A TEACHER convicted of downloading indecent images of children being abused by adults has been temporarily suspended from stepping back into the classroom.
Primary school teacher Colin Chisholm admitted possessing child porn and being “sexually attracted” to children at Edinburgh Sheriff Court in August.
Last week he was spared jail and instead given a three year community pay back order and placed on the sex offenders register.
But today (Mon) he was temporarily suspended by the General Teaching Council for Scotland (GTCS).
Jennifer MacDonald, representing the GTCS, said that they had received a form from Chisholm saying that “he accepts that there is a prima face case against him” and that he should be “temporarily suspended”.
But she added that he wanted to point out that “the images were at the lowest end of the spectrum and didn’t affect the way that he did his job”.
Linda Gray, convenor of the hearing, said: “The decision of this panel is to impose a temporary suspension.”
She said that the reasons were because of “prima face evidence of crimes which might lead to Mr Chisholm’s name being removed from the register.”
She added that the nature of the crimes resulted in “child protection issues” and that Chisholm did not “oppose” temporary suspension nor would it be “detrimental to him”.
She said that Chisholm would receive written notice of the decision within seven days.
Chisholm, worked as a special needs teacher at St. Cuthbert’s RC primary school in Edinburgh.
He taught at four different schools during his career and was a scout leader for nine years.
He was teaching P1 to P3 classes when he was caught with images of children as young as six.
Chisholm was arrested in April of this year when police found three videos of child pornography on his computer.
One of the videos was 50 seconds long, while another was just over five minutes long.
The children involved in the videos were thought to have been between the ages of six and 12.
At the court hearing last week Mark Harrower, defence solicitor for the teacher, said that Chisholm had “lost his career” over the case.
Mr Harrower added: “The shame for him has been very public. In recent weeks he has lost a number of friends.”
Prior to his conviction, the teacher wrote a children’s guidebook to Edinburgh in 2008, which he researched with the help of children.

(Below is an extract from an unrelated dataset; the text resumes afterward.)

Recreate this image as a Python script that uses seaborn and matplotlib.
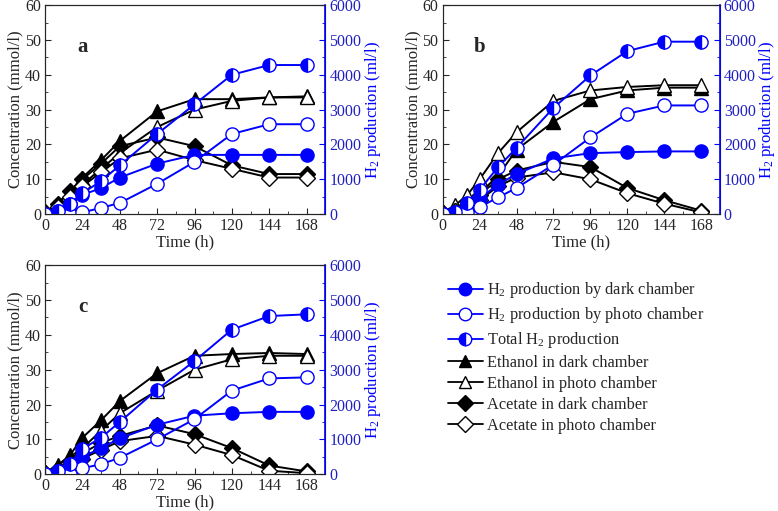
import numpy as np
import pandas as pd
import matplotlib
matplotlib.use('Agg')
import matplotlib.pyplot as plt
from matplotlib.lines import Line2D
import seaborn as sns

## ============================================================= ##

time_h = [0, 8, 16, 24, 36, 48, 72, 96, 120, 144, 168]
panels = ['a', 'b', 'c']

# concentrations (mmol/l)
ethanol_dark = {
	'a': [0.5, 3, 6.5, 10.5, 15.5, 21, 29.5, 33, 33, 33.5, 33.8],
	'b': [0.3, 1, 3, 6, 11, 18.5, 26.5, 33, 35.5, 36.3, 36.3],
	'c': [0.5, 2.5, 5.5, 10.5, 15.5, 21, 29, 34, 34.5, 34.8, 34.5],
}
ethanol_photo = {
	'a': [0.3, 2, 5, 8.5, 13, 17.5, 25, 30, 32.5, 33.5, 33.5],
	'b': [0.5, 2.5, 5.5, 10, 17.5, 23.5, 32.5, 35.5, 36.5, 37, 37],
	'c': [0.3, 1.5, 4, 7.5, 12.5, 17.5, 24, 30, 33, 34, 34],
}
acetate_dark = {
	'a': [0.5, 3, 6.5, 10, 14.5, 19.5, 22, 19.5, 14, 11.5, 11.5],
	'b': [0.3, 1, 2.5, 5.5, 10, 12.5, 15, 13.5, 7.5, 4, 1],
	'c': [0.3, 1.5, 3.5, 6, 9, 11, 14, 11.5, 7.5, 2.5, 0.8],
}
acetate_photo = {
	'a': [0.3, 2, 5, 8, 12, 16, 18.5, 15.5, 13, 10.5, 10.5],
	'b': [0.3, 0.8, 2, 4, 8, 10.5, 12, 10, 6, 3, 0.5],
	'c': [0.3, 1, 2.5, 4.5, 7, 9.5, 11, 8.5, 5.5, 1, 0.3],
}
# H2 production (ml/l)
h2_dark = {
	'a': [0, 100, 300, 550, 750, 1050, 1450, 1700, 1700, 1700, 1700],
	'b': [0, 50, 300, 450, 850, 1150, 1600, 1750, 1780, 1800, 1800],
	'c': [0, 100, 300, 500, 750, 1030, 1420, 1680, 1750, 1790, 1790],
}
h2_photo = {
	'a': [0, 0, 0, 50, 180, 320, 870, 1500, 2300, 2580, 2580],
	'b': [0, 0, 50, 200, 480, 750, 1420, 2200, 2880, 3120, 3120],
	'c': [0, 0, 0, 170, 290, 470, 1000, 1580, 2400, 2750, 2780],
}
h2_total = {
	'a': [0, 100, 300, 600, 950, 1400, 2300, 3150, 4000, 4280, 4280],
	'b': [0, 50, 330, 700, 1350, 1900, 3050, 3980, 4680, 4950, 4950],
	'c': [0, 100, 300, 730, 1050, 1500, 2430, 3250, 4150, 4540, 4590],
}

legend_labels = ['H$_2$ production by dark chamber', 'H$_2$ production by photo chamber',
	'Total H$_2$ production', 'Ethanol in dark chamber', 'Ethanol in photo chamber',
	'Acetate in dark chamber', 'Acetate in photo chamber']

## ============================================================= ##

sns.set_style('ticks')
plt.rcParams['font.family'] = ['Liberation Serif', 'DejaVu Serif']
plt.rcParams['mathtext.fontset'] = 'custom'
plt.rcParams['mathtext.rm'] = 'Liberation Serif'
plt.rcParams['mathtext.it'] = 'Liberation Serif:italic'
plt.rcParams['xtick.direction'] = 'in'
plt.rcParams['ytick.direction'] = 'in'

BLUE = '#0000ff'
MS = 9.5

black_styles = [
	dict(marker='^', markerfacecolor='black'),
	dict(marker='^', markerfacecolor='white'),
	dict(marker='D', markerfacecolor='black', markersize=MS - 1.5),
	dict(marker='D', markerfacecolor='white', markersize=MS - 1.5),
]
blue_styles = [
	dict(marker='o', markerfacecolor=BLUE),
	dict(marker='o', markerfacecolor='white'),
	dict(marker='o', markerfacecolor=BLUE, fillstyle='left', markerfacecoloralt='white'),
]

fig = plt.figure(figsize=(7.78, 5.11), dpi=100)
positions = {
	'a': [0.058, 0.581, 0.36, 0.409],
	'b': [0.569, 0.581, 0.356, 0.409],
	'c': [0.058, 0.072, 0.36, 0.409],
}

for p in panels:
	ax = fig.add_axes(positions[p])
	ax2 = ax.twinx()

	for vals, st in zip([ethanol_dark[p], ethanol_photo[p], acetate_dark[p], acetate_photo[p]], black_styles):
		kw = dict(color='black', markeredgecolor='black', markersize=MS, lw=1.4, markeredgewidth=1.0)
		kw.update(st)
		sns.lineplot(x=time_h, y=vals, ax=ax, **kw)

	for vals, st in zip([h2_dark[p], h2_photo[p], h2_total[p]], blue_styles):
		kw = dict(color=BLUE, markeredgecolor=BLUE, markersize=MS, lw=1.4, markeredgewidth=1.0)
		kw.update(st)
		sns.lineplot(x=time_h, y=vals, ax=ax2, **kw)

	ax.set_xlim(0, 180)
	ax.set_ylim(0, 60)
	ax2.set_ylim(0, 6000)
	ax.set_xticks(np.arange(0, 169, 24))
	ax.set_xticks(np.arange(12, 180, 24), minor=True)
	ax.set_yticks(np.arange(0, 61, 10))
	ax.set_yticks(np.arange(5, 60, 10), minor=True)
	ax2.set_yticks(np.arange(0, 6001, 1000))
	ax2.set_yticks(np.arange(500, 6000, 1000), minor=True)

	ax.tick_params(which='both', direction='in', labelsize=11.5, top=False, pad=3)
	ax.tick_params(which='major', length=4)
	ax.tick_params(which='minor', length=2)
	ax2.tick_params(which='both', direction='in', labelsize=11.5, colors=BLUE, labelcolor='#2020c0', pad=3)
	ax2.tick_params(which='major', length=4)
	ax2.tick_params(which='minor', length=2)
	ax2.spines['right'].set_color(BLUE)
	ax2.spines['right'].set_linewidth(1.2)

	ax.set_xlabel('Time (h)', fontsize=12, labelpad=0)
	ax.set_ylabel('Concentration (mmol/l)', fontsize=12, labelpad=1)
	ax2.set_ylabel('H$_2$ production (ml/l)', fontsize=12, color=BLUE, labelpad=1)
	ax.text(24, 48, p, fontsize=15, fontweight='bold', ha='center', va='center')

## ============================================================= ##

handles = []
for st in blue_styles:
	kw = dict(color=BLUE, markeredgecolor=BLUE, markersize=9, lw=1.3)
	kw.update(st)
	handles.append(Line2D([], [], **kw))
for st in black_styles:
	kw = dict(color='black', markeredgecolor='black', markersize=9, lw=1.3)
	kw.update(st)
	handles.append(Line2D([], [], **kw))

fig.legend(handles, legend_labels, loc='upper left', bbox_to_anchor=(0.557, 0.48),
	frameon=False, fontsize=11.8, handlelength=2.1, handletextpad=0.3, labelspacing=0.3)

fig.savefig('out.png', dpi=100)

The guidebook, Edinburgh Unlocked, is a guide to the city for children and was researched with help from youngsters at his former primary school and a Cub Scout pack.
The book, published by Factfinders in 2010, has been taken off the shelves from all of its major distributors in light of Chisholm’s conviction.
Last week Joshua Perry, director of Edinburgh-based Fact Finders, said: “We are happy to confirm that this book has been withdrawn from the shelves.”
Mr Perry said: “The stock is now frozen and it is now at the discretion of the retailers to sell the last remaining copies of the book.
“Some stores may chose to return it, others may not.”